Enumerated Constants
New Term: Enumerated constants create a set of constants with a range of values. For example, you can declare COLOR to be an enumeration; and you can define that there are five values for COLOR: RED, BLUE, GREEN, WHITE, and BLACK.
The syntax for enumerated constants is to write the keyword enum, followed by the type name, an open brace, each of the legal values separated by a comma, and finally a closing brace and a semicolon. Here's an example:
enum COLOR { RED, BLUE, GREEN, WHITE, BLACK };
This statement performs two tasks:
1. It makes COLOR the name of an enumeration, that is, a new type.
2. It makes RED a symbolic constant with the value 0, BLUE a symbolic constant with the value 1, GREEN a symbolic constant with the value 2, and so forth.
Every enumerated constant has an integer value. If you don't specify otherwise, the first constant will have the value 0, and the rest will count up from there. Any one of the constants can be initialized with a particular value, however, and those that are not initialized will count upward from the ones before them. Thus, if you write
enum Color { RED=100, BLUE, GREEN=500, WHITE, BLACK=700 };
then RED will have the value 100; BLUE, the value 101; GREEN, the value 500; WHITE, the value 501; and BLACK, the value 700.
Summary.
In this hour you learned about numeric and character variables and constants.

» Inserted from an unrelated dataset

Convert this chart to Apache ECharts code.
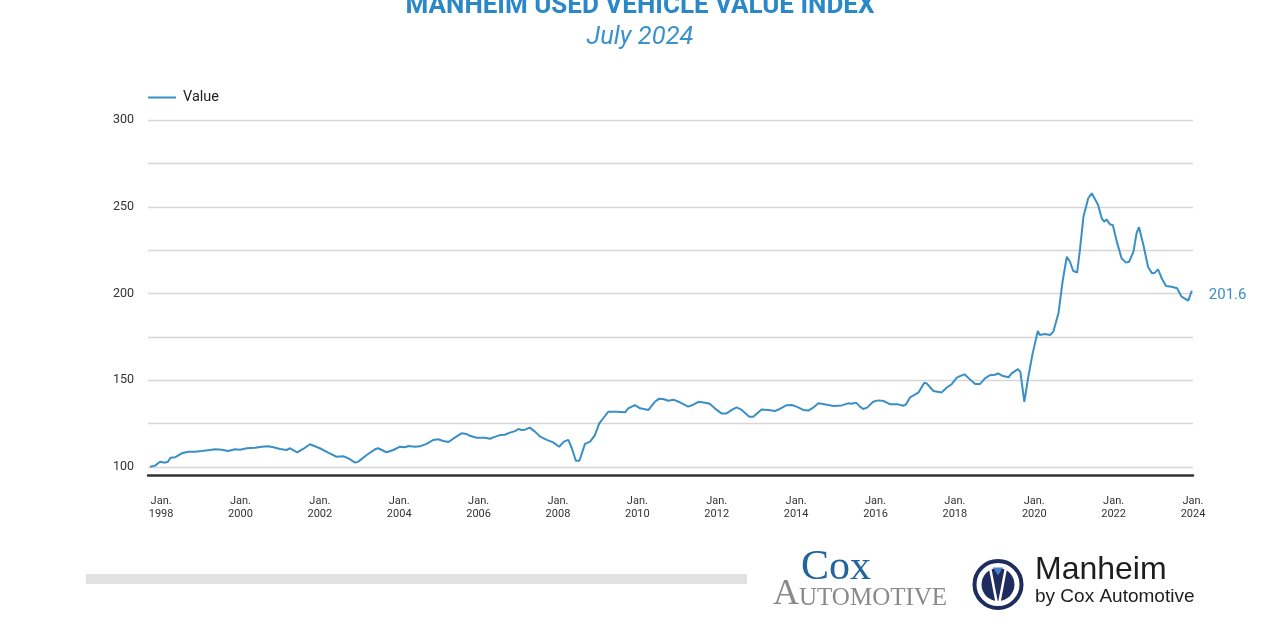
<!DOCTYPE html>
<html>
<head>
<meta charset="utf-8">
<script src="https://cdn.jsdelivr.net/npm/echarts@6/dist/echarts.min.js"></script>
<style>
html,body{margin:0;padding:0;background:#fff;}
#chart{width:1280px;height:640px;}
</style>
</head>
<body>
<div id="chart"></div>
<script>
// ---- data (x = position in years on the chart's time axis) ----
const years = [1997.72,1997.85,1997.97,1998.10,1998.17,1998.24,1998.35,1998.52,1998.69,1998.85,1998.90,1999.02,1999.23,1999.36,1999.53,1999.69,1999.86,1999.99,2000.16,2000.37,2000.53,2000.70,2000.83,2001.00,2001.16,2001.25,2001.43,2001.58,2001.75,2002.00,2002.21,2002.42,2002.59,2002.72,2002.89,2002.97,2003.18,2003.39,2003.47,2003.68,2003.85,2004.02,2004.15,2004.23,2004.40,2004.52,2004.69,2004.86,2004.98,2005.11,2005.24,2005.40,2005.57,2005.70,2005.78,2005.95,2006.16,2006.29,2006.37,2006.54,2006.66,2006.79,2006.92,2007.00,2007.09,2007.17,2007.29,2007.42,2007.55,2007.72,2007.88,2008.03,2008.15,2008.26,2008.35,2008.45,2008.54,2008.68,2008.81,2008.93,2009.04,2009.14,2009.27,2009.48,2009.69,2009.77,2009.94,2010.07,2010.28,2010.44,2010.55,2010.65,2010.78,2010.91,2011.07,2011.28,2011.41,2011.54,2011.75,2011.83,2012.00,2012.12,2012.25,2012.38,2012.50,2012.63,2012.82,2012.92,2013.13,2013.30,2013.47,2013.59,2013.76,2013.89,2014.01,2014.18,2014.31,2014.43,2014.56,2014.68,2014.94,2015.15,2015.31,2015.40,2015.51,2015.61,2015.69,2015.79,2015.94,2016.07,2016.21,2016.37,2016.57,2016.70,2016.77,2016.87,2017.08,2017.23,2017.29,2017.46,2017.67,2017.79,2017.92,2018.05,2018.13,2018.24,2018.38,2018.51,2018.63,2018.76,2018.88,2019.01,2019.09,2019.19,2019.35,2019.43,2019.59,2019.65,2019.75,2019.85,2019.96,2020.09,2020.14,2020.27,2020.40,2020.48,2020.61,2020.72,2020.82,2020.90,2020.98,2021.08,2021.15,2021.24,2021.36,2021.45,2021.50,2021.61,2021.70,2021.76,2021.82,2021.91,2021.98,2022.08,2022.20,2022.31,2022.39,2022.50,2022.58,2022.64,2022.75,2022.87,2022.97,2023.04,2023.12,2023.21,2023.32,2023.46,2023.60,2023.71,2023.88,2023.97];
const values = [100.2,100.8,103.0,102.5,103.0,105.4,105.6,107.9,108.8,108.8,107.9,109.2,109.8,110.2,110.0,109.2,110.2,110.0,110.8,111.1,111.7,111.9,111.4,110.4,109.8,110.8,108.5,110.4,113.1,110.8,108.3,105.9,106.2,105.0,102.5,103.1,106.9,110.2,110.8,108.5,109.8,111.7,111.4,112.1,111.7,111.9,113.3,115.6,116.0,115.0,114.4,116.9,119.4,119.0,118.0,116.9,116.9,116.3,117.1,118.4,118.6,119.8,120.7,121.9,121.3,121.5,122.7,120.4,117.5,115.6,114.2,111.7,114.6,115.6,110.8,103.6,103.6,113.3,114.6,118.4,125.2,128.1,131.9,131.9,131.5,133.8,135.7,133.8,132.9,137.6,139.4,139.2,138.2,138.8,137.3,134.8,135.9,137.6,136.9,136.3,132.9,130.9,130.9,132.9,134.4,132.9,129.0,129.0,133.2,132.9,132.3,133.5,135.6,135.7,134.8,132.9,132.5,134.2,136.7,136.3,135.2,135.5,136.7,136.5,137.1,134.8,133.4,134.2,137.6,138.4,138.0,136.1,136.1,135.3,136.1,140.1,142.8,148.6,148.2,143.8,143.0,145.7,147.7,151.5,152.4,153.4,150.5,147.8,147.8,151.1,152.9,153.2,153.9,152.6,151.7,154.0,156.4,154.8,137.5,152.0,165.5,178.4,176.1,176.7,176.1,178.0,188.6,207.8,221.2,218.3,213.1,212.0,225.0,244.3,254.9,257.8,257.4,251.0,243.3,241.4,242.7,239.8,239.5,229.9,220.3,217.8,218.3,224.1,235.0,238.2,228.0,215.1,211.6,212.0,213.9,208.8,204.3,203.9,203.0,198.2,195.9,201.6];
const tickYears = [1998,2000,2002,2004,2006,2008,2010,2012,2014,2016,2018,2020,2022,2024];
const seriesName = 'Value';
const titleText = 'MANHEIM USED VEHICLE VALUE INDEX';
const subtitleText = 'July 2024';

const lineColor = '#3a8fc5';
const navy = '#1e2c5e';
const points = years.map((y, i) => [y, values[i]]);

const chart = echarts.init(document.getElementById('chart'), null, {renderer: 'canvas'});
const cx = 998, cy = 584.5;
chart.setOption({
  animation: false,
  backgroundColor: '#ffffff',
  textStyle: {fontFamily: 'Roboto'},
  grid: {left: 148, right: 87, top: 120, bottom: 173, containLabel: false, outerBoundsMode: 'none'},
  legend: {
    show: true, left: 148, top: 90, padding: 0, itemWidth: 28, itemHeight: 2, itemGap: 10,
    icon: 'rect',
    textStyle: {fontSize: 14.5, color: '#222', fontFamily: 'Roboto', padding: [0, 0, 0, 2]},
    data: [seriesName]
  },
  xAxis: {
    type: 'value', min: 1997.67, max: 2024.0, position: 'bottom', offset: 8,
    axisLine: {show: true, lineStyle: {color: '#333', width: 2.5}},
    axisTick: {show: false},
    splitLine: {show: false},
    axisLabel: {
      customValues: tickYears, margin: 20, fontSize: 11, lineHeight: 12.5, color: '#333',
      fontFamily: 'Roboto', align: 'center',
      formatter: v => 'Jan.\n' + Math.round(v)
    }
  },
  yAxis: {
    type: 'value', min: 100, max: 300, interval: 25,
    axisLine: {show: false}, axisTick: {show: false},
    splitLine: {show: true, lineStyle: {color: '#d6d6d6', width: 1.3}},
    axisLabel: {
      margin: 14, fontSize: 12.5, color: '#333', fontFamily: 'Roboto',
      formatter: v => (v % 50 === 0 ? String(v) : '')
    }
  },
  series: [{
    name: seriesName, type: 'line', data: points, symbol: 'none', showSymbol: false,
    lineStyle: {color: lineColor, width: 2}, itemStyle: {color: lineColor},
    endLabel: {
      show: true, distance: 17, offset: [0, 5], color: lineColor, fontSize: 15, fontFamily: 'Roboto',
      formatter: p => p.value[1].toFixed(1)
    }
  }],
  graphic: [
    {type: 'text', x: 640, y: 6.8, style: {text: titleText, align: 'center', verticalAlign: 'middle', fill: '#2a88c8', font: 'bold 26px Roboto'}},
    {type: 'text', x: 640, y: 37.5, style: {text: subtitleText, align: 'center', verticalAlign: 'middle', fill: '#3a92cc', font: 'italic 25.5px Roboto'}},
    {type: 'rect', shape: {x: 86, y: 574, width: 661, height: 10}, style: {fill: '#e1e1e1'}},
    {type: 'text', x: 801, y: 568, style: {text: 'Cox', align: 'left', verticalAlign: 'middle', fill: '#24649d', font: '42px "Liberation Serif"'}},
    {type: 'text', x: 773, y: 595, style: {text: 'A', align: 'left', verticalAlign: 'middle', fill: '#8a8a8a', font: '36px "Liberation Serif"'}},
    {type: 'text', x: 799, y: 598.7, style: {text: 'UTOMOTIVE', align: 'left', verticalAlign: 'middle', fill: '#8a8a8a', font: '25px "Liberation Serif"'}},
    {type: 'circle', shape: {cx: cx, cy: cy, r: 23.5}, style: {fill: '#fff', stroke: navy, lineWidth: 4}},
    {type: 'circle', shape: {cx: cx, cy: cy, r: 16.5}, style: {fill: navy}},
    {type: 'polyline', shape: {points: [[cx - 8, cy - 17], [cx - 1.5, cy + 17]]}, style: {stroke: '#fff', lineWidth: 2.5}},
    {type: 'polyline', shape: {points: [[cx + 8, cy - 17], [cx + 1.5, cy + 17]]}, style: {stroke: '#fff', lineWidth: 2.5}},
    {type: 'polygon', shape: {points: [[cx - 5, cy - 17], [cx + 5, cy - 17], [cx, cy - 9]]}, style: {fill: '#4a7fc0'}},
    {type: 'text', x: 1035, y: 570, style: {text: 'Manheim', align: 'left', verticalAlign: 'middle', fill: '#1d1d1d', font: '32px "Liberation Sans"'}},
    {type: 'text', x: 1035, y: 597, style: {text: 'by Cox Automotive', align: 'left', verticalAlign: 'middle', fill: '#1d1d1d', font: '19px "Liberation Sans"'}}
  ]
});
</script>
</body>
</html>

You must declare a variable before it can be used, and then you must store the type of data that you've declared correct for that variable. If you put too large a number into an integral variable, it produces an incorrect result.
This chapter also reviewed literal and symbolic constants, as well as enumerated constants, and showed two ways to declare a symbolic constant: using #define and using the keyword const.